Parents pauvres de la culture
L’OFC a accordé début avril une enveloppe de 280 millions de Francs suisses, augmentée par les cantons jusqu'à hauteur de 475 millions, pour aider les acteurs culturels à faire face à la crise économique liée à la pandémie de Covis-19. Tous jugent les fonds attribués insuffisants. Mais surtout « les éditeurs et les libraires ont été exclus de ces aides » déplore Laurence Gudin.
Isabelle Chassot, dans un entretien au Temps, rappelle qu’il s’agit d’une première étape et qu’une enveloppe de 50 millions de Francs suisses doit être discutée pour aider les manifestations.
Pour les signataires de la Tribune, « Même s’ils bénéficient de soutiens institutionnels ou privés, les éditeurs et les libraires sont les parents pauvres de la culture. Les montants qu’ils reçoivent restent modestes. » Ils rappellent que « Le Cercle de la librairie et de l’édition de Genève et l’association faîtière LIVRESUISSE ont alerté les autorités fédérales et cantonales afin de leur faire part des risques que représente l’absence de tout soutien à la profession ».
Vision libérale
Selon Isabelle Chassot, toujours dans le quotidien genevois, « Il est faux de dire » qu’on « ne les aide pas ». « Les éditeurs jouent un rôle capital dans la richesse de notre terreau littéraire et intellectuel. La question est celle du type d’aide proposé. (…) Le Conseil fédéral a octroyé au sport et à la culture des aides à fonds perdu (pas des prêts, ndlr), mais dans un cadre strict: les bénéficiaires devaient être ceux qui pâtissaient de l’interdiction de manifestations ou de la fermeture de lieux culturels. Les éditeurs ne se sont pas vu interdire d’exercer leurs activités. Comme d’autres acteurs économiques, les libraires par exemple, ils peuvent recourir aux prêts bancaires garantis par la Confédération. »

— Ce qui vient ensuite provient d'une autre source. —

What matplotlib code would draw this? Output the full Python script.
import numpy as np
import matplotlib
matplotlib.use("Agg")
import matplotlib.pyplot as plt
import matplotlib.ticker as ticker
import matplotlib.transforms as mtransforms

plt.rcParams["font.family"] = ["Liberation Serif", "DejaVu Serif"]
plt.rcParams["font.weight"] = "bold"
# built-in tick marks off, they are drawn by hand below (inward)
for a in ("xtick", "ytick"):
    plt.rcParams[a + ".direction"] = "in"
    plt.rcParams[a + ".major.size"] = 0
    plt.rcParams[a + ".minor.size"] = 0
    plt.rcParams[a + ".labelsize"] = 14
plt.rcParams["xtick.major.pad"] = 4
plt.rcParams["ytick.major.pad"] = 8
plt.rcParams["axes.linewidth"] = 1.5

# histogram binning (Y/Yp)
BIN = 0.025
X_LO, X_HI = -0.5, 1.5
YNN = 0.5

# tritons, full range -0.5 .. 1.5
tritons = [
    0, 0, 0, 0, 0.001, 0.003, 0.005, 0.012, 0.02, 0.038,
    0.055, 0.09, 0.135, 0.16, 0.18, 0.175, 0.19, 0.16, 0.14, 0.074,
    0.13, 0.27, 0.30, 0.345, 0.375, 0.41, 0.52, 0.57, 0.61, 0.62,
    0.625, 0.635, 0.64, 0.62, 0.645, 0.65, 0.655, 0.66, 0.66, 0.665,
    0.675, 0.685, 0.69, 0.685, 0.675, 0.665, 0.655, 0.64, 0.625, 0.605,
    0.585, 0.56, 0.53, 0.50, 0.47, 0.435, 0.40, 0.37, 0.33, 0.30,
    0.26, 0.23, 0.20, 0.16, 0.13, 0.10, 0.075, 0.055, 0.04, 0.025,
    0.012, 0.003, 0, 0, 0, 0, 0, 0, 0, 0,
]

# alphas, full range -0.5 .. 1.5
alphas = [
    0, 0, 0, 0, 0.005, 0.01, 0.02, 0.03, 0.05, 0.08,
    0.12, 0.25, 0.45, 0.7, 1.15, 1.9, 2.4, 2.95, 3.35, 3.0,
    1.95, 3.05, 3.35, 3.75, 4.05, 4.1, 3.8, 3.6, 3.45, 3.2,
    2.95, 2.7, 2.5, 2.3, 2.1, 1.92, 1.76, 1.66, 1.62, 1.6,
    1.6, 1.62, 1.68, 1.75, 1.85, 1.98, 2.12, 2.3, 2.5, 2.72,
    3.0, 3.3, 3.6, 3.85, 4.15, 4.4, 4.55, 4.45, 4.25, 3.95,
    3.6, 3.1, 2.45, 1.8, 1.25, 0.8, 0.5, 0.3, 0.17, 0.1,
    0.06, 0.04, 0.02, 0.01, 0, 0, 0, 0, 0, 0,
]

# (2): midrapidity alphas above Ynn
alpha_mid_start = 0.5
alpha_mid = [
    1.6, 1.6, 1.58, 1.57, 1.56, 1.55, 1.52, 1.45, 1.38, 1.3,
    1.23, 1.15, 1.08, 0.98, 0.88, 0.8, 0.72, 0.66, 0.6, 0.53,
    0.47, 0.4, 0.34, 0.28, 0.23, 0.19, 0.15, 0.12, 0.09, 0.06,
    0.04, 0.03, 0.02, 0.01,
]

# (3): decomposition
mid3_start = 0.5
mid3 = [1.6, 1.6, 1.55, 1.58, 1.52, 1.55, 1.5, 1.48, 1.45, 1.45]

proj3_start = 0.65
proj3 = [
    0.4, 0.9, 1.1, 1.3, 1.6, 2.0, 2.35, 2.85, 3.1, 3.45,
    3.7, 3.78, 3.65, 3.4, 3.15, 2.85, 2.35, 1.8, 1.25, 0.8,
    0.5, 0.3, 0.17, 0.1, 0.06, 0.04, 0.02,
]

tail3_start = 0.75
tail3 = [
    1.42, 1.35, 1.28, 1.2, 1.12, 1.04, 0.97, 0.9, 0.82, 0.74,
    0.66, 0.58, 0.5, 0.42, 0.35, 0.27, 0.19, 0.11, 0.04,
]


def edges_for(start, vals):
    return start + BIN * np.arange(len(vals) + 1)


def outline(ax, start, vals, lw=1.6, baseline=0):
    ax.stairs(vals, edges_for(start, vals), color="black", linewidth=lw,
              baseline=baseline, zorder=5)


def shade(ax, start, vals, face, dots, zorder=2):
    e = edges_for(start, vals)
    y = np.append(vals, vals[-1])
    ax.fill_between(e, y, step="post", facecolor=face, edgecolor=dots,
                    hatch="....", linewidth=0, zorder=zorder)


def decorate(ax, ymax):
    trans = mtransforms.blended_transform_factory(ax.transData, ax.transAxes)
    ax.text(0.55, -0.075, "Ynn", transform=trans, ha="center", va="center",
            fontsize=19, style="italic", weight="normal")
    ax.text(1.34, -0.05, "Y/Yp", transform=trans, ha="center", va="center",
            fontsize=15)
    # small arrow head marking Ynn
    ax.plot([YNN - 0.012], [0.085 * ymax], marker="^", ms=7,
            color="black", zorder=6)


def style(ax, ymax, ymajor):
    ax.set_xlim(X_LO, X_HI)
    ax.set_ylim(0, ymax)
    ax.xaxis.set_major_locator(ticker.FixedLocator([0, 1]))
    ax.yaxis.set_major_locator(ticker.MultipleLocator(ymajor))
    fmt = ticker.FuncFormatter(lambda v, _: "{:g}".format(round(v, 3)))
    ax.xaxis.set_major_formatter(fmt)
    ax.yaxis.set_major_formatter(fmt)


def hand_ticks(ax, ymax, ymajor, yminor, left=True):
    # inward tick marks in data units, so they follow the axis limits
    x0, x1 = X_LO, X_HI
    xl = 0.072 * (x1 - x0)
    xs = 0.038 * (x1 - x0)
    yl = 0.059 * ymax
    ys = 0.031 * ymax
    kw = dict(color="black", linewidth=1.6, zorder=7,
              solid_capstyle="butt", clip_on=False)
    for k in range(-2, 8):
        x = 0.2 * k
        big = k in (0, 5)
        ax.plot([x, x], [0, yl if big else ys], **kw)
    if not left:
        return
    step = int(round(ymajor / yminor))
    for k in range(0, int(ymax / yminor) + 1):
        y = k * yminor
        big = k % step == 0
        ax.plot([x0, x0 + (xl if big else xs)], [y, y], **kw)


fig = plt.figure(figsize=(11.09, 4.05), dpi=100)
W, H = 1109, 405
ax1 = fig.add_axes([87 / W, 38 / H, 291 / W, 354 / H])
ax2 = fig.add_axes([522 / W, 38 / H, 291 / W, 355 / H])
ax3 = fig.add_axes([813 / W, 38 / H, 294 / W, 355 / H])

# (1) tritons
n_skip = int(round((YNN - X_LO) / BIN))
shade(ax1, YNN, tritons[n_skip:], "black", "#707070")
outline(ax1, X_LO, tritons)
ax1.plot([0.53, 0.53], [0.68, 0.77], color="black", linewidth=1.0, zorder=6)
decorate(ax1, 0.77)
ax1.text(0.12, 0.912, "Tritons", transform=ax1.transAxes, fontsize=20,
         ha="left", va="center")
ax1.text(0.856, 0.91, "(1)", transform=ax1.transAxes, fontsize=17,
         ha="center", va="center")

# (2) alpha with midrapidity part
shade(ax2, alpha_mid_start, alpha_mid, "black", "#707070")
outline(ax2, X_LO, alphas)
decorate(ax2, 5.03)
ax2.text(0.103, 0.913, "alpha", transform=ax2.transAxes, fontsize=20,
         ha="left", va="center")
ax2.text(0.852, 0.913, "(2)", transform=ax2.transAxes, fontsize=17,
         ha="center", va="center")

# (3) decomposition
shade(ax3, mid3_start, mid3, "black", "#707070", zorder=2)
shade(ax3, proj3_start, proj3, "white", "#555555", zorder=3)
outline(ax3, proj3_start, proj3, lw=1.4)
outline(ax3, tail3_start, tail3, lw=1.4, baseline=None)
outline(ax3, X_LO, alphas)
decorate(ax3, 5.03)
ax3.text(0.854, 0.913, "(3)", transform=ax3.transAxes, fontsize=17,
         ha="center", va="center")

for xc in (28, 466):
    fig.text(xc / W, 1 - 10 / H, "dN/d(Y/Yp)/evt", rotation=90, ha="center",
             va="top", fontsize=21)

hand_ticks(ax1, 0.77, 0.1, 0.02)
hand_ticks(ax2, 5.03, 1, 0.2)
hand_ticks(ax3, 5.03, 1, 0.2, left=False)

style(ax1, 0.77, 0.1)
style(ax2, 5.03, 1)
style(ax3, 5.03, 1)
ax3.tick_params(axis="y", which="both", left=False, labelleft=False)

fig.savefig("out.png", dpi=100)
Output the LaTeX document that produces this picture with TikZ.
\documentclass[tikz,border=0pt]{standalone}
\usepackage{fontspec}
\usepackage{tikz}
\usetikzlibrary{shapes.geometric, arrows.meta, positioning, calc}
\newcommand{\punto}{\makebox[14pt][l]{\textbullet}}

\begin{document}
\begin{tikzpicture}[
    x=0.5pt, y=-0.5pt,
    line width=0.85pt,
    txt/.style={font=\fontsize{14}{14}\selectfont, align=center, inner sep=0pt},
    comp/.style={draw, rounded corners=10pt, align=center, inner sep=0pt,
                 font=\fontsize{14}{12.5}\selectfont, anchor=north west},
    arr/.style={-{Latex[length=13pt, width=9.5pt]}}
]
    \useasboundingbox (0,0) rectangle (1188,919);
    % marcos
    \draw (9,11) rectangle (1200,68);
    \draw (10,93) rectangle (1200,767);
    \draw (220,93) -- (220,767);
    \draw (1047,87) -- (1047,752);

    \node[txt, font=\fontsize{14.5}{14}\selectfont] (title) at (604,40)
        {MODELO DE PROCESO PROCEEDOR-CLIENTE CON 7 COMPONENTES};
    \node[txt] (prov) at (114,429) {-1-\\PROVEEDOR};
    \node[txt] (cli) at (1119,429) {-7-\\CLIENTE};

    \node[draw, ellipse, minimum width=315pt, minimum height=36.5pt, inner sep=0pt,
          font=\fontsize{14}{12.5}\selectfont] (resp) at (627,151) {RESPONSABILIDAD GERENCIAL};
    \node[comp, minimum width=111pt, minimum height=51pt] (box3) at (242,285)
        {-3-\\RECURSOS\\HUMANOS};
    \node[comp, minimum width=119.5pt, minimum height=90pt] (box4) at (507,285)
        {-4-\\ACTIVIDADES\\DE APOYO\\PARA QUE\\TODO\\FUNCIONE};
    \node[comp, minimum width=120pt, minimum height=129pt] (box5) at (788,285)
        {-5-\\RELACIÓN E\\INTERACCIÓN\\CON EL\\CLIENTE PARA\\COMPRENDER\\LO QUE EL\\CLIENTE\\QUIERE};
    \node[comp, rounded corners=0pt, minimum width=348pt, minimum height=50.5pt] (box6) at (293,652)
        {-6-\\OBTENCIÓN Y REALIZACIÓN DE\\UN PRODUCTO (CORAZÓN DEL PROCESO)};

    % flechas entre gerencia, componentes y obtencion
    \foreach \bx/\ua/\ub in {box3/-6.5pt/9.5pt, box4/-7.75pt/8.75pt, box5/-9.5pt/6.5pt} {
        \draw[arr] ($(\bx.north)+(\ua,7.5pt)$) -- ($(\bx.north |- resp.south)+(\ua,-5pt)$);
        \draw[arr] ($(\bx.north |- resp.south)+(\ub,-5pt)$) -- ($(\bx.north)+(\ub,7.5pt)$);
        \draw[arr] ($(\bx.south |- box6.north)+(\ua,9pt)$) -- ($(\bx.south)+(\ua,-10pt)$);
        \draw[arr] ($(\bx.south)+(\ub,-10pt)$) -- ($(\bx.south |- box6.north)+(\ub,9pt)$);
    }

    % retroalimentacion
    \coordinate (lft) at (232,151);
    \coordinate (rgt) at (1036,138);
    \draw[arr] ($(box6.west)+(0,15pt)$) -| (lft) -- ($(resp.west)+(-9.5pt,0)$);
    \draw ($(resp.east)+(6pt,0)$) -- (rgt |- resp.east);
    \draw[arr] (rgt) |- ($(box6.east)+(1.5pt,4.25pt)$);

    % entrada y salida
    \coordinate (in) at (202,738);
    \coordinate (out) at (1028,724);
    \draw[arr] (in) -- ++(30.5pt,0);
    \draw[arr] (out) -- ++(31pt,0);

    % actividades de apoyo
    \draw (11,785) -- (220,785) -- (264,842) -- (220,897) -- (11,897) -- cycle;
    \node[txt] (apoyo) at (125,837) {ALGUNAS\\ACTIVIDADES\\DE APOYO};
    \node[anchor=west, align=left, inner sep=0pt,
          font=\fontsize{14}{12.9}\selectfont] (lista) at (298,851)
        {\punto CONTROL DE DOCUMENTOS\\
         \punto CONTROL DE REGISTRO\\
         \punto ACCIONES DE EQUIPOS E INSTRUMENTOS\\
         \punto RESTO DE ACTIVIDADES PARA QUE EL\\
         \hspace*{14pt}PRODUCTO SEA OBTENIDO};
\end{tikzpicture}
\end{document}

Pour les librairies, en revanche, elle se contredit. Obligées de fermer, contrainte pendant quelques semaines de ne pas pouvoir livrer à domicile, elles devraient pouvoir obtenir des aides. Or, la directrice, qui reconnaît que « Les librairies ont beaucoup souffert aussi » et qui sait « combien leur situation est difficile et la crise les a encore affaiblies », elle ne propose rien d’autre que d’appeler « les lecteurs et les lectrices à acheter leurs livres dans une librairie ». Elle reconnaît que « Certains libraires ont fait pendant ces semaines de confinement un travail extraordinaire pour répondre à nos besoins », éludant ainsi l’arrêt d’activité imposé.
Camouflet
« Un camouflet qui nous fait prendre conscience que des hauts fonctionnaires, voire certains responsables politiques de notre pays n’ont aucune connaissance de la réalité de notre métier » résume la tribune des éditeurs et des libraires. Ils rappellent que « Les éditeurs ont travaillé à l’aveugle, en restructurant leur programme de parutions des mois à venir » et que « La fermeture des librairies a sabordé la parution des livres de fin mars à fin juin, livres pour la plupart déjà imprimés et dus aux imprimeurs. »S’estimant lésés comme les directeurs de théâtre, les signataires expliquent que « les éditeurs ont subi l’annulation de nombreuses manifestations concernant leurs livres et leurs auteurs en Suisse ainsi qu’à l’étranger, comme celles des salons du livre et des foires, de Paris, de Londres, de Bologne, de St Malo, peut-être de Francfort en octobre prochain, qui s’annonce très peu fréquentée. Ils ont dû composer avec des festivals réduits à un format numérique ».
« Quant aux librairies, comme les théâtres et les cinémas, elles ont été victimes de l’obligation de fermeture. Toutes leurs manifestations prévues ont été annulées et leurs ventes par correspondance bien en-deçà des ventes habituelles » ajoutent-ils.
« Aujourd’hui, après deux mois de ventes quasi nulles, tandis que le creux de l’été approche, les livres de la rentrée littéraire de septembre sont présentés aux libraires. Sans leur trésorerie habituelle, les précommandes sont plus faibles ; or ces ventes ne seront pas suffisantes à la survie des éditeurs et à celle de leurs auteurs. Les risques de faillites sont considérables » s’alarment-ils, exigeant que les autorités fédérales et cantonales les appuient dans la relance de l’activité avec des aides réelles et concrètes.